As a group coal producing and consuming companies - like the power sector - are the largest user of railway services, contributing nearly 25 per cent of the gross earnings and 40 per cent of the freight earnings of the Indian Railways (IR).

Yet, strikingly enough none of these sectors has much to comment on the Railway Budget and is rather pre-occupied with their routine struggle in ensuring movement of coal that meets more than half (55 per cent) of the nation's primary energy requirement!

“I do not think that this (rail) budget has looked to the power sector as such,” says a senior NTPC official. He is “not disappointed either” as needs of power sector had hardly ever been a part of this annual hullabaloo.

NTPC alone is responsible for nearly a quarter of the country's total consumption of coal (approximately 580 million tonnes) for identical contribution to India's average generation of 1.25 lakh mw of power. However, when it comes to creating transport logistics to ensure easy availability of coal, NTPC is often left to fend for itself.

The company has recently taken up an ambitious project to use inland waterways to reach the costly imported coal to its power stations in the Eastern region. The aim is to avoid the congestion on the rail tracks where movement of coal often as (if not more) time consuming as it is to ship the coal all the way from Indonesia or South Africa.

“The inland movement of coal is no less a cause of concern than the issues relating to the growth in domestic production of coal,” says Mr. P K Chand, CFO of Birla Corporation and president of Coal Consumers Association of India (CCAI). The rail budget has had little to address his concerns. In fact when it comes to his company, Birla Corp, the availability of rake is the only concern.

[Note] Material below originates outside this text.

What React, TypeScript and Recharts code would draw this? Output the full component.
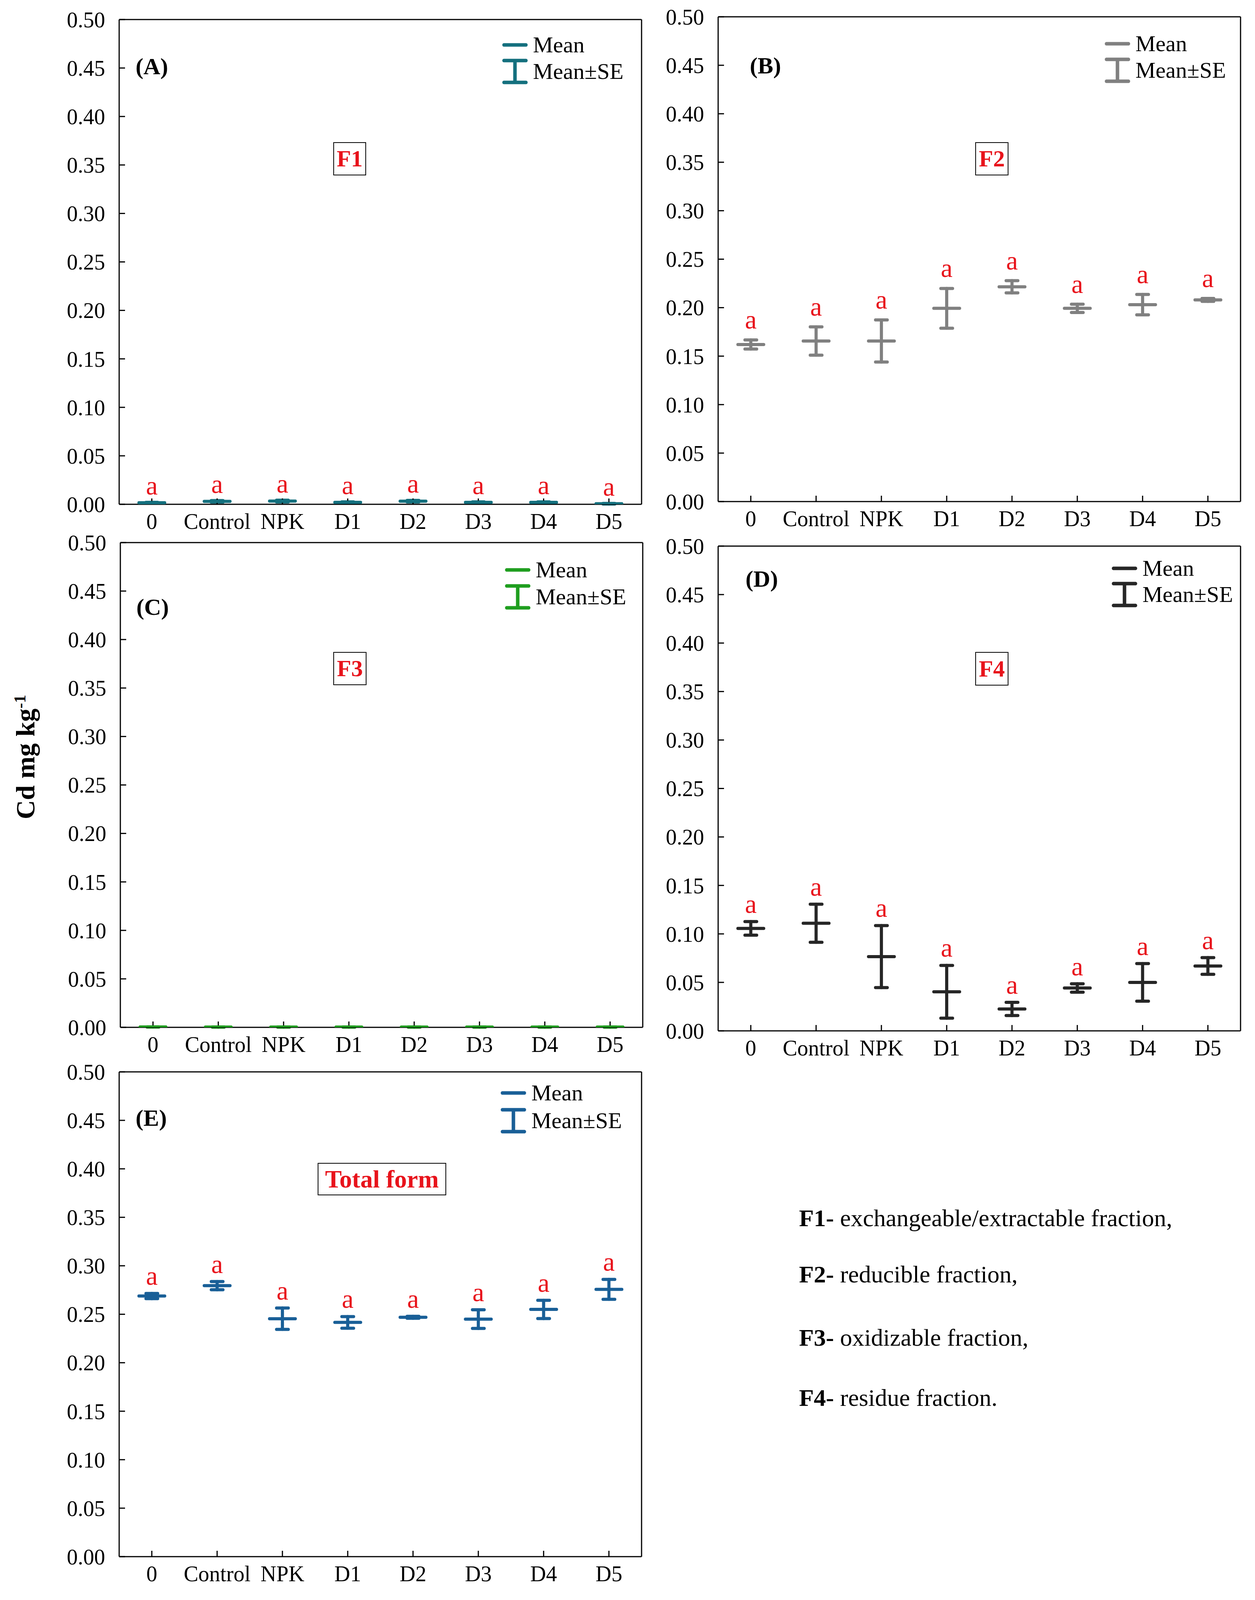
import React from 'react';
import { ComposedChart, Line, ErrorBar, XAxis, YAxis } from 'recharts';

// experiment variants on the x axis
const variants = ['0', 'Control', 'NPK', 'D1', 'D2', 'D3', 'D4', 'D5'];
const yTicks = [0, 0.05, 0.1, 0.15, 0.2, 0.25, 0.3, 0.35, 0.4, 0.45, 0.5];
const letters = ['a', 'a', 'a', 'a', 'a', 'a', 'a', 'a'];

// F1 - exchangeable
const f1Mean = [0.0016, 0.003, 0.0033, 0.002, 0.0032, 0.002, 0.002, 0.0006];
const f1Se = [0.0004, 0.0008, 0.0009, 0.0005, 0.0008, 0.0005, 0.0005, 0.0003];
// F2 - reducible
const f2Mean = [0.162, 0.1656, 0.1656, 0.1993, 0.2215, 0.1993, 0.2031, 0.208];
const f2Se = [0.0047, 0.0146, 0.0217, 0.0205, 0.0063, 0.0043, 0.0105, 0.0015];
// F3 - oxidizable
const f3Mean = [0.0004, 0.0003, 0.0003, 0.0003, 0.0003, 0.0003, 0.0003, 0.0003];
const f3Se = [0.0001, 0.0001, 0.0001, 0.0001, 0.0001, 0.0001, 0.0001, 0.0001];
// F4 - residue
const f4Mean = [0.1057, 0.111, 0.0766, 0.0403, 0.0226, 0.0442, 0.05, 0.0669];
const f4Se = [0.007, 0.0196, 0.032, 0.0272, 0.0068, 0.0043, 0.0194, 0.0086];
// total form
const totalMean = [0.2688, 0.2795, 0.2454, 0.2416, 0.2469, 0.245, 0.255, 0.2757];
const totalSe = [0.0027, 0.0042, 0.011, 0.006, 0.001, 0.0096, 0.0094, 0.0103];

const SERIF = '"Liberation Serif", "Times New Roman", serif';
const RED = '#e8131b';

const PAD_L = 300;
const PAD_T = 60;
const PAD_R = 60;
const PAD_B = 140;
const PLOT_W = 1337;
const PLOT_H = 1241;

const buildRows = (mean: number[], se: number[], withLetters: boolean) =>
  variants.map((v, i) => ({
    variant: v,
    mean: mean[i],
    se: se[i],
    top: mean[i] + se[i],
    letter: withLetters ? letters[i] : '',
  }));

interface PanelProps {
  left: number;
  top: number;
  rows: any[];
  color: string;
  letterGap: number;
}

const Panel: React.FC<PanelProps> = ({ left, top, rows, color, letterGap }) => {
  const half = PLOT_W / variants.length / 2;
  const line = { stroke: '#000', strokeWidth: 3 };
  const tickStyle = { fontFamily: SERIF, fontSize: 56, fill: '#000' };

  const meanDot = (p: any) => (
    <line
      key={`m-${p.index}`}
      x1={p.cx - 33}
      x2={p.cx + 33}
      y1={p.cy}
      y2={p.cy}
      stroke={color}
      strokeWidth={8}
      strokeLinecap="round"
    />
  );

  const letterDot = (p: any) =>
    p.payload.letter ? (
      <text
        key={`l-${p.index}`}
        x={p.cx}
        y={p.cy - letterGap}
        textAnchor="middle"
        fontFamily={SERIF}
        fontSize={68}
        fill={RED}
      >
        {p.payload.letter}
      </text>
    ) : (
      <g key={`l-${p.index}`} />
    );

  return (
    <div style={{ position: 'absolute', left: left - PAD_L, top: top - PAD_T }}>
      <ComposedChart
        width={PLOT_W + PAD_L + PAD_R}
        height={PLOT_H + PAD_T + PAD_B}
        data={rows}
        margin={{ top: PAD_T - 1, right: PAD_R - 1, bottom: PAD_B - 100, left: PAD_L - 200 }}
      >
        <XAxis
          dataKey="variant"
          type="category"
          interval={0}
          height={100}
          padding={{ left: half, right: half }}
          tickSize={-15}
          tickMargin={38}
          axisLine={line}
          tickLine={line}
          tick={tickStyle}
        />
        <XAxis
          xAxisId="top"
          orientation="top"
          dataKey="variant"
          type="category"
          interval={0}
          height={1}
          padding={{ left: half, right: half }}
          tickSize={-15}
          axisLine={line}
          tickLine={line}
          tick={false}
        />
        <YAxis
          type="number"
          domain={[0, 0.5]}
          ticks={yTicks}
          interval={0}
          width={200}
          tickFormatter={(v: number) => v.toFixed(2)}
          tickSize={-15}
          tickMargin={51}
          axisLine={line}
          tickLine={line}
          tick={tickStyle}
          allowDataOverflow
        />
        <YAxis
          yAxisId="right"
          orientation="right"
          type="number"
          domain={[0, 0.5]}
          ticks={yTicks}
          interval={0}
          width={1}
          tickSize={-15}
          axisLine={line}
          tickLine={line}
          tick={false}
        />
        <Line
          dataKey="mean"
          stroke="none"
          isAnimationActive={false}
          dot={meanDot}
          activeDot={false}
        >
          <ErrorBar
            dataKey="se"
            direction="y"
            width={15}
            stroke={color}
            strokeWidth={8}
            strokeLinecap="round"
            isAnimationActive={false}
          />
        </Line>
        <Line
          dataKey="top"
          stroke="none"
          isAnimationActive={false}
          dot={letterDot}
          activeDot={false}
        />
      </ComposedChart>
    </div>
  );
};

// y is the vertical centre of the text line
const TextAt = ({ x, y, size, children, style }: any) => (
  <div
    style={{
      position: 'absolute',
      left: x,
      top: Math.round(y - size * 0.65),
      height: Math.round(size * 1.3),
      fontSize: size,
      lineHeight: `${Math.round(size * 1.3)}px`,
      fontFamily: SERIF,
      whiteSpace: 'nowrap',
      ...style,
    }}
  >
    {children}
  </div>
);

const BoxLabel = ({ x1, y1, x2, y2, text, size }: any) => (
  <div
    style={{
      position: 'absolute',
      left: x1,
      top: y1,
      width: x2 - x1,
      height: y2 - y1,
      boxSizing: 'border-box',
      border: '2px solid #000',
      display: 'flex',
      alignItems: 'center',
      justifyContent: 'center',
      fontFamily: SERIF,
      fontWeight: 'bold',
      fontSize: size,
      color: RED,
      whiteSpace: 'nowrap',
    }}
  >
    {text}
  </div>
);

const MeanLegend = ({ x, y1, y2, color }: { x: number; y1: number; y2: number; color: string }) => (
  <>
    <svg
      style={{ position: 'absolute', left: x, top: y1 - 20, overflow: 'visible' }}
      width={64}
      height={y2 - y1 + 60}
    >
      <line x1={4} x2={60} y1={20} y2={20} stroke={color} strokeWidth={9} strokeLinecap="round" />
      <line x1={4} x2={60} y1={y2 - y1 - 8} y2={y2 - y1 - 8} stroke={color} strokeWidth={9} strokeLinecap="round" />
      <line x1={32} x2={32} y1={y2 - y1 - 8} y2={y2 - y1 + 48} stroke={color} strokeWidth={9} />
      <line x1={4} x2={60} y1={y2 - y1 + 48} y2={y2 - y1 + 48} stroke={color} strokeWidth={9} strokeLinecap="round" />
    </svg>
    <TextAt x={x + 78} y={y1} size={58}>Mean</TextAt>
    <TextAt x={x + 78} y={y2} size={58}>Mean±SE</TextAt>
  </>
);

const notes = [
  { key: 'F1-', text: ' exchangeable/extractable fraction,', y: 3118 },
  { key: 'F2-', text: ' reducible fraction,', y: 3262 },
  { key: 'F3-', text: ' oxidizable fraction,', y: 3424 },
  { key: 'F4-', text: ' residue fraction.', y: 3578 },
];

export default function App() {
  const bold = { fontWeight: 'bold' };
  return (
    <div
      style={{
        position: 'absolute',
        left: 0,
        top: 0,
        width: 3212,
        height: 4190,
        background: '#fff',
        fontFamily: SERIF,
        color: '#000',
      }}
    >
      <Panel left={305} top={50} rows={buildRows(f1Mean, f1Se, true)} color="#14707e" letterGap={20} />
      <Panel left={1838} top={43} rows={buildRows(f2Mean, f2Se, true)} color="#808080" letterGap={29} />
      <Panel left={308} top={1389} rows={buildRows(f3Mean, f3Se, false)} color="#1f9e1f" letterGap={22} />
      <Panel left={1838} top={1398} rows={buildRows(f4Mean, f4Se, true)} color="#262626" letterGap={22} />
      <Panel left={305} top={2744} rows={buildRows(totalMean, totalSe, true)} color="#195f97" letterGap={22} />

      <TextAt x={347} y={170} size={60} style={bold}>(A)</TextAt>
      <TextAt x={1919} y={168} size={60} style={bold}>(B)</TextAt>
      <TextAt x={349} y={1554} size={60} style={bold}>(C)</TextAt>
      <TextAt x={1908} y={1482} size={60} style={bold}>(D)</TextAt>
      <TextAt x={347} y={2862} size={60} style={bold}>(E)</TextAt>

      <BoxLabel x1={853} y1={364} x2={937} y2={449} text="F1" size={60} />
      <BoxLabel x1={2496} y1={364} x2={2581} y2={449} text="F2" size={60} />
      <BoxLabel x1={853} y1={1669} x2={938} y2={1754} text="F3" size={60} />
      <BoxLabel x1={2496} y1={1669} x2={2581} y2={1755} text="F4" size={60} />
      <BoxLabel x1={813} y1={2977} x2={1142} y2={3060} text="Total form" size={64} />

      <MeanLegend x={1286} y1={115} y2={183} color="#14707e" />
      <MeanLegend x={2828} y1={112} y2={180} color="#808080" />
      <MeanLegend x={1293} y1={1459} y2={1528} color="#1f9e1f" />
      <MeanLegend x={2846} y1={1455} y2={1522} color="#262626" />
      <MeanLegend x={1282} y1={2798} y2={2869} color="#195f97" />

      <div
        style={{
          position: 'absolute',
          left: 66,
          top: 1938,
          transform: 'translate(-50%, -50%) rotate(-90deg)',
          fontWeight: 'bold',
          fontSize: 68,
          whiteSpace: 'nowrap',
          lineHeight: 1.2,
        }}
      >
        Cd mg kg<sup style={{ fontSize: '0.62em' }}>-1</sup>
      </div>

      <TextAt x={395} y={4140} size={64} style={{ fontStyle: 'italic', width: 1000, textAlign: 'center' }}>
        Variant of the experiment
      </TextAt>

      {notes.map((n) => (
        <TextAt key={n.key} x={2045} y={n.y} size={62}>
          <b>{n.key}</b>
          {n.text}
        </TextAt>
      ))}
    </div>
  );
}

Mr. D Sinha, associate professor of Indian Institute of Foreign Trade (IIFT) feels that the evacuation of coal may increasingly prove to be a bigger concern than the sourcing point of coal. He is sceptical if Indian ports and railways have capacity to efficiently evacuate the projected 40 per cent growth in imports to 120 mt in 2011-12. “The time period for evacuation is likely to move up,” he cautions.

And, no one faces the problem more than Coal India Ltd, catering to 85 per cent of domestic production. Often blamed for slower growth in production than demand, the company has historically recorded lower off-take than production leading to a huge accretion of over 60 million tonne of pit head stock which is 14 per cent of its production (430 mt).

CIL is accumulating pit head stock at the rate of 4-5 mt a month during January and February 2011, largely due to lack of availability of rakes.

According to a senior CIL official, in a post budget meeting railways promised a net induction of 14,000 wagons in the system in the next fiscal. “If we get a proportionate share of wagons our annual off-take will go up by 11-12 million tonne in 2011-12 against a minimum projected increase of 17 mt production leading to further accretion to stocks.

“The entire logistics infrastructure is overstretched and congested and we do not foresee a respite in the foreseeable future,” a source adds.